§ **Problem details**: Print the first line of the material below and each line after it, exactly as written, ending with the line that contains "var yTicks = [0, 2, 4, 6];".

— begin Collected data —

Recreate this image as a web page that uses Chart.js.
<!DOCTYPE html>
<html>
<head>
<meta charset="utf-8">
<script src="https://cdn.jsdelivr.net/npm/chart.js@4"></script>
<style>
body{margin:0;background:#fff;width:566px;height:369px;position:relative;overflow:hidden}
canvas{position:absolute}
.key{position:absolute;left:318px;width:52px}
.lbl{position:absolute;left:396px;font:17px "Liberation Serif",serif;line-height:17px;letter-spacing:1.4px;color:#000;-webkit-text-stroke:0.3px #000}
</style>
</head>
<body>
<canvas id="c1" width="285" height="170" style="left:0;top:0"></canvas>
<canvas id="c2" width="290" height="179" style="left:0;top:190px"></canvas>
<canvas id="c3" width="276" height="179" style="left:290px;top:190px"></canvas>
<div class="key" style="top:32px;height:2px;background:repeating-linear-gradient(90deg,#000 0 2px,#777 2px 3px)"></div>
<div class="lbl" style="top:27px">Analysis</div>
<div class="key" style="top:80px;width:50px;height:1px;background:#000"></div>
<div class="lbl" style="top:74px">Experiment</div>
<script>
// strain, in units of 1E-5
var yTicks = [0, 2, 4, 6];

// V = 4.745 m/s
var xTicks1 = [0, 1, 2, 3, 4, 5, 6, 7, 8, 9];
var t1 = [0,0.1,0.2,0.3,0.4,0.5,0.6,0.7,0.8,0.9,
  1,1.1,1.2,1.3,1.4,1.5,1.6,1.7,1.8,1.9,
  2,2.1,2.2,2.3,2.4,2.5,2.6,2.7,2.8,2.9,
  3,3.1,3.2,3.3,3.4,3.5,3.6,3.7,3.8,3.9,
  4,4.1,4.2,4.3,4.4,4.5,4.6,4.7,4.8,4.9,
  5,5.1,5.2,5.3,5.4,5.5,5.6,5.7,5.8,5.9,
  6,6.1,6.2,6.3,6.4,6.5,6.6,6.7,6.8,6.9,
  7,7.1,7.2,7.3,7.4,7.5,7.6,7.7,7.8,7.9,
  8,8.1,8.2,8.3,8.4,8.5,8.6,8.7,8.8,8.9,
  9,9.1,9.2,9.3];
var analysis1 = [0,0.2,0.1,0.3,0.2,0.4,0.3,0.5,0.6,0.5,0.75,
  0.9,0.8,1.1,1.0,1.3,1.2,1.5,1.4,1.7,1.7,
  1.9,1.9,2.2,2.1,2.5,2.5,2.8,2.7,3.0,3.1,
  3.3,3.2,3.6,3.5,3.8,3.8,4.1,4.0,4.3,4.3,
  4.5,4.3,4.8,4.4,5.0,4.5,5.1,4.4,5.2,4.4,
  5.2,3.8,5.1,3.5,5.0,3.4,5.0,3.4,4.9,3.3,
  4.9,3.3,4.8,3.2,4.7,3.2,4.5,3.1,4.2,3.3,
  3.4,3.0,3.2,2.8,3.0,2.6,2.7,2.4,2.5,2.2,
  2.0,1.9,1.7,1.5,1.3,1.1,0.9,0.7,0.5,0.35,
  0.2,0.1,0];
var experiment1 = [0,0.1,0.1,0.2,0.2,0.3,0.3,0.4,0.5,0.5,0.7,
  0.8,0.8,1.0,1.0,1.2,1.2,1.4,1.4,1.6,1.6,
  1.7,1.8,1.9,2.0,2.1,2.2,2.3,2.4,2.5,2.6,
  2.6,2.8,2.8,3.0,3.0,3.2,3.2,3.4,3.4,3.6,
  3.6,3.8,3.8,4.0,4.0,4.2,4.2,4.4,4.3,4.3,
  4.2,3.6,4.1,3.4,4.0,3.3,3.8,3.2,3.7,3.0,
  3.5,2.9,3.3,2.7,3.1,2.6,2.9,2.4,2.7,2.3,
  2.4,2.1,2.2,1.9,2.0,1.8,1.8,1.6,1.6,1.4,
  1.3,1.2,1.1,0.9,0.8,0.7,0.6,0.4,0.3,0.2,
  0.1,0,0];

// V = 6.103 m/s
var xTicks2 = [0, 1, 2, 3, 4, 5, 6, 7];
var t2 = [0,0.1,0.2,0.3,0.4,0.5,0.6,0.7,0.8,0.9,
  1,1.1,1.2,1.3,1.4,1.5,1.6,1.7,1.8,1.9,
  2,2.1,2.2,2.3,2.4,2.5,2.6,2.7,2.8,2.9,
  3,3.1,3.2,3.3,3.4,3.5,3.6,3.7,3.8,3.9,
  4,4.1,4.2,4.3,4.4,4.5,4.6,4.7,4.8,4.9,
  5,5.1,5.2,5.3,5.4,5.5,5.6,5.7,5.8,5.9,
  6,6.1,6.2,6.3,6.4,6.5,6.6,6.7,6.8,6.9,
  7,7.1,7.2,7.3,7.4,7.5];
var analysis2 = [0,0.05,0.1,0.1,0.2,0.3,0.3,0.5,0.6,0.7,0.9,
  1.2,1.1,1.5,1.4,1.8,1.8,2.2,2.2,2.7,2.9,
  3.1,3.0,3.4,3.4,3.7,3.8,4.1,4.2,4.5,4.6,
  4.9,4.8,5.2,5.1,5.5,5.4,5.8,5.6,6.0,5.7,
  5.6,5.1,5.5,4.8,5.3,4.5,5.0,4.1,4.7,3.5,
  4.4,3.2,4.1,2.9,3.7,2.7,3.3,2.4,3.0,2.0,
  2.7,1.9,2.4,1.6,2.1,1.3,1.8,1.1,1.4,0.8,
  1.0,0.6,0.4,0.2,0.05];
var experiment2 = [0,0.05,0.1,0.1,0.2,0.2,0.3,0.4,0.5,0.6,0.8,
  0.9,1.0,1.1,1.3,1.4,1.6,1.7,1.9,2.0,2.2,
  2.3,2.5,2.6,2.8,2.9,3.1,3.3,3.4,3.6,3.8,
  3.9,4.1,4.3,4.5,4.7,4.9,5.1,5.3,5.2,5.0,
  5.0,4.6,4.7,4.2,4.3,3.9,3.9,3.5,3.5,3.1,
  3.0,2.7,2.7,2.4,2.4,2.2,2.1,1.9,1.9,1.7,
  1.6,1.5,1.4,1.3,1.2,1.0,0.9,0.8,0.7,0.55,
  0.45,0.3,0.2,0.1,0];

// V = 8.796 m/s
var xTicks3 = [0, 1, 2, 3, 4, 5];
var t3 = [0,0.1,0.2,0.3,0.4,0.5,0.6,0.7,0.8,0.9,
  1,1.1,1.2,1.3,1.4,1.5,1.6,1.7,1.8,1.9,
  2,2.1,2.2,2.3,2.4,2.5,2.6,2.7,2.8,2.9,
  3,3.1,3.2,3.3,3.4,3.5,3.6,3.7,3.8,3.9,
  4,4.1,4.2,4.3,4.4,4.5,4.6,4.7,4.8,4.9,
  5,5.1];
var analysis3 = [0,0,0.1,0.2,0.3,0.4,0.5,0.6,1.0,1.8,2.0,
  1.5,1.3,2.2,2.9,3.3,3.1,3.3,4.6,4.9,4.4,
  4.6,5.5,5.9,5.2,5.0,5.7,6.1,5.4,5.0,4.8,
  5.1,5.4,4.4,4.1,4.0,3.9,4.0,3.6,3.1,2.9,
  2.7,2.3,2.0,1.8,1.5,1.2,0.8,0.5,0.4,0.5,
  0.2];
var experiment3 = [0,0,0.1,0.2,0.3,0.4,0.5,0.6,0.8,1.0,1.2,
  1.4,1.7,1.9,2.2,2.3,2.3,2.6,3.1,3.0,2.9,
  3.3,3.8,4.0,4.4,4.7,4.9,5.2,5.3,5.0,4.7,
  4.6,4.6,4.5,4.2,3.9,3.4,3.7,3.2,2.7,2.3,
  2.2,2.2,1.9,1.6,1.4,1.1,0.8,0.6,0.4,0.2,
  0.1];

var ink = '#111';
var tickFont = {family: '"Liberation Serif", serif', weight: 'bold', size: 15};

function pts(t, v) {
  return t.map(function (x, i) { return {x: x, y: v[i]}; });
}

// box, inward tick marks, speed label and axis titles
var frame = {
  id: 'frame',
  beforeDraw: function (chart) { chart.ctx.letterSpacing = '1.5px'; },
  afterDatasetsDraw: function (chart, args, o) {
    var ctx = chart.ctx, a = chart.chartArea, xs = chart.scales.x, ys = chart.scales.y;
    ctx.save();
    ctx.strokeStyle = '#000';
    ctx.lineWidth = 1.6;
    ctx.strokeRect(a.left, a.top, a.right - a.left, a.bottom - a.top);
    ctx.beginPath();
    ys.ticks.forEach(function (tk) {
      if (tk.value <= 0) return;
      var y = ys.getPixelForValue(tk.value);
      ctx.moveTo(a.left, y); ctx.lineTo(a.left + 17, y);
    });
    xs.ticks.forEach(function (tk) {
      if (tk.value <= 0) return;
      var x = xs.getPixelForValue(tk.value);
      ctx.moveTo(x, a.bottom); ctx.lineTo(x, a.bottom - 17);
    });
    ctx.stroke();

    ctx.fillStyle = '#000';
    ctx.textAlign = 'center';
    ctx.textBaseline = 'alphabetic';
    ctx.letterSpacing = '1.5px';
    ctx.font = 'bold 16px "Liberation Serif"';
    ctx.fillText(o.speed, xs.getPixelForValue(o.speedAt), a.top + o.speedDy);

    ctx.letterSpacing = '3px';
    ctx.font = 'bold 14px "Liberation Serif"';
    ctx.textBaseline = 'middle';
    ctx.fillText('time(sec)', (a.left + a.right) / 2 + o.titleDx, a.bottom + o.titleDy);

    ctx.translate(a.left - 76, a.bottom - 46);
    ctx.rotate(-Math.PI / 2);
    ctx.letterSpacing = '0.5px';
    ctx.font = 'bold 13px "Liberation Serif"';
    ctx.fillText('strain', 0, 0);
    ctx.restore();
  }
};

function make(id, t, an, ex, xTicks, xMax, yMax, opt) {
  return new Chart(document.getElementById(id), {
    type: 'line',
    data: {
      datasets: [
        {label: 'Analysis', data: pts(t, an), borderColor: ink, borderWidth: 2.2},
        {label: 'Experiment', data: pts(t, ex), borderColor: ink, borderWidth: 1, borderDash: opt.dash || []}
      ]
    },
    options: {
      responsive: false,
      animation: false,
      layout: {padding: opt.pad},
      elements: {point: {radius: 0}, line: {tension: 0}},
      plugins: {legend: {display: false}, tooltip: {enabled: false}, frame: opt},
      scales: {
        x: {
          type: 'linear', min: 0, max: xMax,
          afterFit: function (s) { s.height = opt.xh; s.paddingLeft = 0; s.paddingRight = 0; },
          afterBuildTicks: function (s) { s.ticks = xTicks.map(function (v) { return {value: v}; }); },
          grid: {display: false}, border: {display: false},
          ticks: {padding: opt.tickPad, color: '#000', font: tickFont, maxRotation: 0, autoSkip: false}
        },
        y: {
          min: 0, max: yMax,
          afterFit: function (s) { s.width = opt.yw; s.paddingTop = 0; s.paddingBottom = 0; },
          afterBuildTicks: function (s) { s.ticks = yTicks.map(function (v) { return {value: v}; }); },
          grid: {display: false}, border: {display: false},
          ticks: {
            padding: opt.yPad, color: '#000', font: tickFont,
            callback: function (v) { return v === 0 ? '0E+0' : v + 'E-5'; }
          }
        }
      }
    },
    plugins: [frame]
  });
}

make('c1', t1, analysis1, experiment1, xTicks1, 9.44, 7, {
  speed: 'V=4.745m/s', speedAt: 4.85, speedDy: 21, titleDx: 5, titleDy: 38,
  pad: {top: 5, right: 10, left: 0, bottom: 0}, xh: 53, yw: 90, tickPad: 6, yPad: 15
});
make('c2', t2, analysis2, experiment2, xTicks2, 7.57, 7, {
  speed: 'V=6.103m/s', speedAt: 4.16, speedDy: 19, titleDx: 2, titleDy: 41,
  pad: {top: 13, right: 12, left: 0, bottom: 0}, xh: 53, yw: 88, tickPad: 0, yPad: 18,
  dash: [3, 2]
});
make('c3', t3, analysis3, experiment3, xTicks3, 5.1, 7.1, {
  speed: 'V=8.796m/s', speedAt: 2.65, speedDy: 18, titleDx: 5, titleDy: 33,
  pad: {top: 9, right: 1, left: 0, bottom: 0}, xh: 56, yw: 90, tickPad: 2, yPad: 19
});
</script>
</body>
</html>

— end Collected data —

§ **Written solution**:
Recreate this image as a web page that uses Chart.js.
<!DOCTYPE html>
<html>
<head>
<meta charset="utf-8">
<script src="https://cdn.jsdelivr.net/npm/chart.js@4"></script>
<style>
body{margin:0;background:#fff;width:566px;height:369px;position:relative;overflow:hidden}
canvas{position:absolute}
.key{position:absolute;left:318px;width:52px}
.lbl{position:absolute;left:396px;font:17px "Liberation Serif",serif;line-height:17px;letter-spacing:1.4px;color:#000;-webkit-text-stroke:0.3px #000}
</style>
</head>
<body>
<canvas id="c1" width="285" height="170" style="left:0;top:0"></canvas>
<canvas id="c2" width="290" height="179" style="left:0;top:190px"></canvas>
<canvas id="c3" width="276" height="179" style="left:290px;top:190px"></canvas>
<div class="key" style="top:32px;height:2px;background:repeating-linear-gradient(90deg,#000 0 2px,#777 2px 3px)"></div>
<div class="lbl" style="top:27px">Analysis</div>
<div class="key" style="top:80px;width:50px;height:1px;background:#000"></div>
<div class="lbl" style="top:74px">Experiment</div>
<script>
// strain, in units of 1E-5
var yTicks = [0, 2, 4, 6];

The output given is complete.